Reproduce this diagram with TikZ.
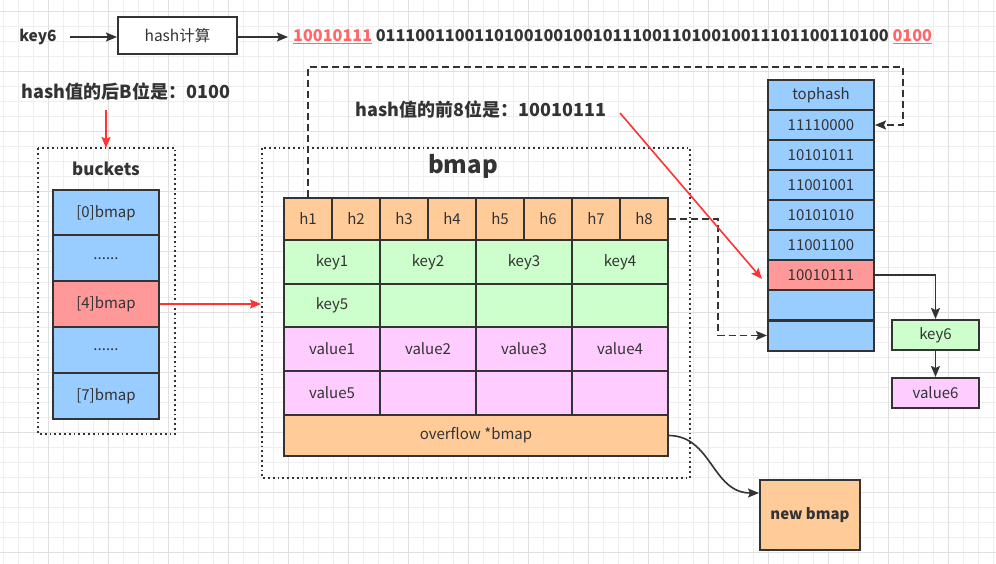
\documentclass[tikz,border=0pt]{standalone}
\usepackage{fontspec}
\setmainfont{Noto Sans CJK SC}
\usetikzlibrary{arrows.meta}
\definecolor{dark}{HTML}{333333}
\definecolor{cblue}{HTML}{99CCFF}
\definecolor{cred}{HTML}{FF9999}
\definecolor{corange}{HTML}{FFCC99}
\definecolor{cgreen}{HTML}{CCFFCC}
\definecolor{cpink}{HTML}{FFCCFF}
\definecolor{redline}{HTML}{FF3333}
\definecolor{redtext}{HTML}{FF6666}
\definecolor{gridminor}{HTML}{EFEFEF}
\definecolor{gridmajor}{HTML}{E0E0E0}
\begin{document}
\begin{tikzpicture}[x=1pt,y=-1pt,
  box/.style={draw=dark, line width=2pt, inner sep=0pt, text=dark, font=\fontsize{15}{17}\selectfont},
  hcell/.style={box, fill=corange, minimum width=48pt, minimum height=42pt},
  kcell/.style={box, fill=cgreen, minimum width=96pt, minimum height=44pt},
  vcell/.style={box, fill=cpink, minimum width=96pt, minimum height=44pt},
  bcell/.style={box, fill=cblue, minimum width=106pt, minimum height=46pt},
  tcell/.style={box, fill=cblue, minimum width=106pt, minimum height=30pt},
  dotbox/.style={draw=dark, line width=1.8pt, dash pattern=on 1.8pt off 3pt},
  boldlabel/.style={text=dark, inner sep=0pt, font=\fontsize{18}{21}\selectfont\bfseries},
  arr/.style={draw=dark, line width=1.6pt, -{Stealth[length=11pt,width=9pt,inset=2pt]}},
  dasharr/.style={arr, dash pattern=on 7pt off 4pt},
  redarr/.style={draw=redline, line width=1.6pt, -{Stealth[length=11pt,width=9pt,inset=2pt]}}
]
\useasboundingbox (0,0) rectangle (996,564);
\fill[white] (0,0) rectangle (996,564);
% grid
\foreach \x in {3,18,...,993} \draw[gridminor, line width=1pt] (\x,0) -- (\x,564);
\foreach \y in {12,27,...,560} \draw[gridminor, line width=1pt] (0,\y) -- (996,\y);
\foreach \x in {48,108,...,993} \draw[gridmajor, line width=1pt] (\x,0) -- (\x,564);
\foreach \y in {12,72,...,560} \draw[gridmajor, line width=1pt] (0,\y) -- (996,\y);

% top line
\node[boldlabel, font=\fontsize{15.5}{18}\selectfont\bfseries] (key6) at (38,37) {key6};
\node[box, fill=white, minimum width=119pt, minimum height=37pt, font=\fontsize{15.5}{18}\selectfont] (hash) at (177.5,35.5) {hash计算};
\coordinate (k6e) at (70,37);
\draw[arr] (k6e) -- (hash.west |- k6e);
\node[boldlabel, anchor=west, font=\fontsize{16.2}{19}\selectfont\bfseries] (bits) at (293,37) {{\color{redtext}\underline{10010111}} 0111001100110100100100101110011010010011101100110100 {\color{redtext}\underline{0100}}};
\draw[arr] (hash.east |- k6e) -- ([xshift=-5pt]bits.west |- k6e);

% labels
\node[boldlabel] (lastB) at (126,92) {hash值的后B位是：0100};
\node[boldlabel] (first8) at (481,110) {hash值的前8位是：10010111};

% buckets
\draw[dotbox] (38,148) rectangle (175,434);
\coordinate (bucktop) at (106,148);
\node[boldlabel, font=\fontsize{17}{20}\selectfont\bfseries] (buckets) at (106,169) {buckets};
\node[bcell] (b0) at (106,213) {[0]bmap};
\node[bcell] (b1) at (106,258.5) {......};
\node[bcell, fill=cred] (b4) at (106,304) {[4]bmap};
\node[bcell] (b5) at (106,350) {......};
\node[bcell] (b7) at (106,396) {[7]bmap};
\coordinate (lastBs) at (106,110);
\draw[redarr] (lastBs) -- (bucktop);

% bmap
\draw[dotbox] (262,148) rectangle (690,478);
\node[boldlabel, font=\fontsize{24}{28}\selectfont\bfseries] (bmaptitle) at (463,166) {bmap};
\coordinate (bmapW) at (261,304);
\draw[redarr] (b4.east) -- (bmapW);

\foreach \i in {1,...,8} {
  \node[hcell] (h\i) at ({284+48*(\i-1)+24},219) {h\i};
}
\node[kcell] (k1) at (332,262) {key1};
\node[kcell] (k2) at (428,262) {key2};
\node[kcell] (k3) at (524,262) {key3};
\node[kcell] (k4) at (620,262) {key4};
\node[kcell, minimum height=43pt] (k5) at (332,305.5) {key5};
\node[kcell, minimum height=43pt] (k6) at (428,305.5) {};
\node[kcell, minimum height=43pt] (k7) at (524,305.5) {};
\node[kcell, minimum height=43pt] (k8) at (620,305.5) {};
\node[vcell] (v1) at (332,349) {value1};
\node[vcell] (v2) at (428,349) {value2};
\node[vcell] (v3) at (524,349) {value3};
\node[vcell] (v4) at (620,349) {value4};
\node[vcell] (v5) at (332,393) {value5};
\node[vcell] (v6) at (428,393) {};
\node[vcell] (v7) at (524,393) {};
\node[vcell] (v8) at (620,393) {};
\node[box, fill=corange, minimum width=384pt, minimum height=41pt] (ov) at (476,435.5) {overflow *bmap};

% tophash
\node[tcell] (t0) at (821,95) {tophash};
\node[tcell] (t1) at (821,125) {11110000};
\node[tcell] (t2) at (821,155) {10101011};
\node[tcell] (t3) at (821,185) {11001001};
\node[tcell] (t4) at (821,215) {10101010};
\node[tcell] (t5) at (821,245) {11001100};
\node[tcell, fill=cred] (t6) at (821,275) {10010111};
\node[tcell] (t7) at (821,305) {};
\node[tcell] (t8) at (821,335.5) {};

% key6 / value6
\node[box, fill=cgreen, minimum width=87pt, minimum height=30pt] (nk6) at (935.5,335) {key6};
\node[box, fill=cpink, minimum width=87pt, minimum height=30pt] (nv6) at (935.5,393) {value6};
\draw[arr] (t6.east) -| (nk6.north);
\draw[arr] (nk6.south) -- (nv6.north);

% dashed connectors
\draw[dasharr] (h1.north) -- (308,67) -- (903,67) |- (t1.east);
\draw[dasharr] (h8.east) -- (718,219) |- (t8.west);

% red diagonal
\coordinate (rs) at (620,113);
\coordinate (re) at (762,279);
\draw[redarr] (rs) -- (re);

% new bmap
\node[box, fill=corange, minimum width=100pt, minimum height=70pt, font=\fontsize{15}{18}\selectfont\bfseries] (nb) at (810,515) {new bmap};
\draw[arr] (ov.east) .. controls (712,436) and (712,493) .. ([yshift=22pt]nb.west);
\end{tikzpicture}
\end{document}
* * *
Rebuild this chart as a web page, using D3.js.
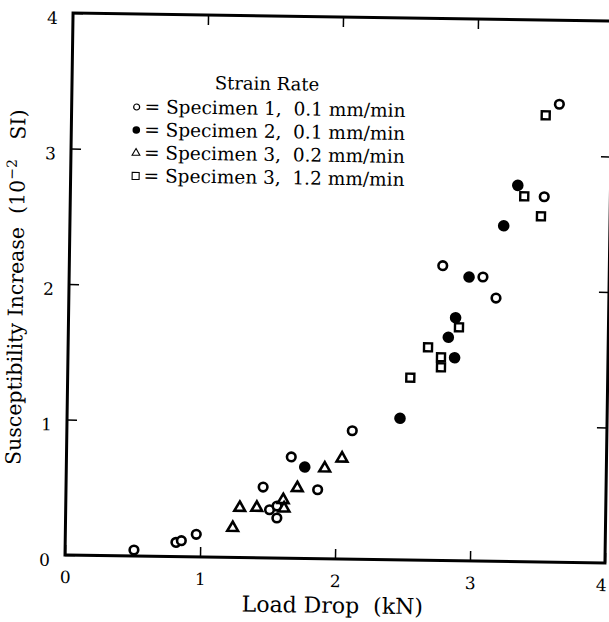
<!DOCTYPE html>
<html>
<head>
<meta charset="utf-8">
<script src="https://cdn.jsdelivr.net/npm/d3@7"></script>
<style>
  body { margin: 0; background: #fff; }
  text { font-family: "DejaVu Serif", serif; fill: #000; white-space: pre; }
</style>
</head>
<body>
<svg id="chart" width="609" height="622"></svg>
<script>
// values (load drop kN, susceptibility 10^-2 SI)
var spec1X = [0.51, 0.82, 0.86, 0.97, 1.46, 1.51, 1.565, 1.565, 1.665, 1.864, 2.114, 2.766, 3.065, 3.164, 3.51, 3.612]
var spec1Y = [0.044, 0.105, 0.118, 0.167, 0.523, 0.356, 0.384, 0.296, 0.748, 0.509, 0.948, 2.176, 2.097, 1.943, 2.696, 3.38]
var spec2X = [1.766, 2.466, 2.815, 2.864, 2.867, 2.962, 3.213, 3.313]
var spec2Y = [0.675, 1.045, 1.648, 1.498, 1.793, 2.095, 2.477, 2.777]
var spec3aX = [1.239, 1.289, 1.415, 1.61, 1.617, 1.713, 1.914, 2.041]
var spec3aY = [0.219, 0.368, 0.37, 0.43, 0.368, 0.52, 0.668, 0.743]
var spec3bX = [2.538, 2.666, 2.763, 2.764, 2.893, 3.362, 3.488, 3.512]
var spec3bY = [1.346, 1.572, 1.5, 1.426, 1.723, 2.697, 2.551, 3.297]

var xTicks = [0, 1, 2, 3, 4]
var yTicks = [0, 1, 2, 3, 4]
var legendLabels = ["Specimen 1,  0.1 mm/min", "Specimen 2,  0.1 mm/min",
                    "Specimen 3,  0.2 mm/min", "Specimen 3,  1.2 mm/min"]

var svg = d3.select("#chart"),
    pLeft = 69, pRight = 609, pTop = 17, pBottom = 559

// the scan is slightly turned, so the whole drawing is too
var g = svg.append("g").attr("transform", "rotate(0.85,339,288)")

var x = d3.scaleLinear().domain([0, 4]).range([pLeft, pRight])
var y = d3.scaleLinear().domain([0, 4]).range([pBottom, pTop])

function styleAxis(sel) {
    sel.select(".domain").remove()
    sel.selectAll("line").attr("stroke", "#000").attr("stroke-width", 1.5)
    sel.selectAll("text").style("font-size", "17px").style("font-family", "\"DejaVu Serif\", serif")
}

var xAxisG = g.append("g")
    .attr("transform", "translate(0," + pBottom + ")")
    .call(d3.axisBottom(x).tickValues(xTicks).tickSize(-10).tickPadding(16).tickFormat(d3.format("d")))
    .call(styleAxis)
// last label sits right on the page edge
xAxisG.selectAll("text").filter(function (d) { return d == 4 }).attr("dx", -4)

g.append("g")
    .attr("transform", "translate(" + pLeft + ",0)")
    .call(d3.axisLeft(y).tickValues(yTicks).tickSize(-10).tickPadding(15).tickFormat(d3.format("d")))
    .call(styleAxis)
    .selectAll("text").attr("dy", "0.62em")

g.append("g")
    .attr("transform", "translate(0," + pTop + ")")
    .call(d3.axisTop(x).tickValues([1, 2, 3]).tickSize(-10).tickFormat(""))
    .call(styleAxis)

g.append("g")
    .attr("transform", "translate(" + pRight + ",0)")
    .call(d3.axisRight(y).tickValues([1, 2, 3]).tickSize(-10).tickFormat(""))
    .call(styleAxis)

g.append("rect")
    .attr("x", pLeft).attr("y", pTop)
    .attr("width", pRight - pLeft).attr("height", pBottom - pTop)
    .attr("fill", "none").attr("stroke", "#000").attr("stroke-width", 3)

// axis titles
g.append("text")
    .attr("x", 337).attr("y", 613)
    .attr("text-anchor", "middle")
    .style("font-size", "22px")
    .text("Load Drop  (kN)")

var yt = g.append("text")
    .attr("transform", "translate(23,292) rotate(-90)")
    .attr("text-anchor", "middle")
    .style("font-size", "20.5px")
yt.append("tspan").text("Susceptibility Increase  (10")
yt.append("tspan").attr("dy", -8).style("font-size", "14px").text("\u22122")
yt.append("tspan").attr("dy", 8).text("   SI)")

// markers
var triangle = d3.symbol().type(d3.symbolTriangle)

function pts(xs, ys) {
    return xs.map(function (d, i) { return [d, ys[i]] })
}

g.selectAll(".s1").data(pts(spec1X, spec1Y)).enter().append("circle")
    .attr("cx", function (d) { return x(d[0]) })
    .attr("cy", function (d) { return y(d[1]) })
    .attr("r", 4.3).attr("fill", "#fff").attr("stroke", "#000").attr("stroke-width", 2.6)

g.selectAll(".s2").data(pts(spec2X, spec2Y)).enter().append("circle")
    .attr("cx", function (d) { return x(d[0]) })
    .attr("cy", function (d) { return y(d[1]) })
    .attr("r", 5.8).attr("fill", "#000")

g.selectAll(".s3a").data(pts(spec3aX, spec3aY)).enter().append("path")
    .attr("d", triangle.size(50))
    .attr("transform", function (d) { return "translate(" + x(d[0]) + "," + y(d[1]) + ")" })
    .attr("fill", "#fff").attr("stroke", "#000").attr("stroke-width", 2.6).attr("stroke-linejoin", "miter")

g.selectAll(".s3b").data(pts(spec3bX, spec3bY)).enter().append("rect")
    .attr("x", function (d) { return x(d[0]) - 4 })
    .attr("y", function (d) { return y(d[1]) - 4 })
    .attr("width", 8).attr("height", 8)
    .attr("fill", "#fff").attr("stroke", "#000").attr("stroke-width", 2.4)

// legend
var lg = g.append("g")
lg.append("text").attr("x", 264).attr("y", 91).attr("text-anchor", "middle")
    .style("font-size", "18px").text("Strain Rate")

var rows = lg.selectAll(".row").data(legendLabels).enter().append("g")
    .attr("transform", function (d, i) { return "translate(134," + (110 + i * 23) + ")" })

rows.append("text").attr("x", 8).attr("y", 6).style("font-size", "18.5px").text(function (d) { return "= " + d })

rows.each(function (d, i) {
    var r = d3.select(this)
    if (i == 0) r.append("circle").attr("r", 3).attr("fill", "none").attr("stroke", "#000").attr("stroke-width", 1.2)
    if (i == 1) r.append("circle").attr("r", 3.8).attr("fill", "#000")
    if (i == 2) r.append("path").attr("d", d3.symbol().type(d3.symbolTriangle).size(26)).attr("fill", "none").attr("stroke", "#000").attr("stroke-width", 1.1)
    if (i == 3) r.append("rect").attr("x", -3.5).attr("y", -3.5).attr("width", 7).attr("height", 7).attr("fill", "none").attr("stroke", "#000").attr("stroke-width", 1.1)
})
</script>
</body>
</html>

* [DO THIS]: Pictures should be left out. Retype only the run of lines from the line containing "Rebuild this chart" to the line containing "2.697, 2.551, 3.297]", inclusive.

* [THE OUTPUT]:
Rebuild this chart as a web page, using D3.js.
<!DOCTYPE html>
<html>
<head>
<meta charset="utf-8">
<script src="https://cdn.jsdelivr.net/npm/d3@7"></script>
<style>
  body { margin: 0; background: #fff; }
  text { font-family: "DejaVu Serif", serif; fill: #000; white-space: pre; }
</style>
</head>
<body>
<svg id="chart" width="609" height="622"></svg>
<script>
// values (load drop kN, susceptibility 10^-2 SI)
var spec1X = [0.51, 0.82, 0.86, 0.97, 1.46, 1.51, 1.565, 1.565, 1.665, 1.864, 2.114, 2.766, 3.065, 3.164, 3.51, 3.612]
var spec1Y = [0.044, 0.105, 0.118, 0.167, 0.523, 0.356, 0.384, 0.296, 0.748, 0.509, 0.948, 2.176, 2.097, 1.943, 2.696, 3.38]
var spec2X = [1.766, 2.466, 2.815, 2.864, 2.867, 2.962, 3.213, 3.313]
var spec2Y = [0.675, 1.045, 1.648, 1.498, 1.793, 2.095, 2.477, 2.777]
var spec3aX = [1.239, 1.289, 1.415, 1.61, 1.617, 1.713, 1.914, 2.041]
var spec3aY = [0.219, 0.368, 0.37, 0.43, 0.368, 0.52, 0.668, 0.743]
var spec3bX = [2.538, 2.666, 2.763, 2.764, 2.893, 3.362, 3.488, 3.512]
var spec3bY = [1.346, 1.572, 1.5, 1.426, 1.723, 2.697, 2.551, 3.297]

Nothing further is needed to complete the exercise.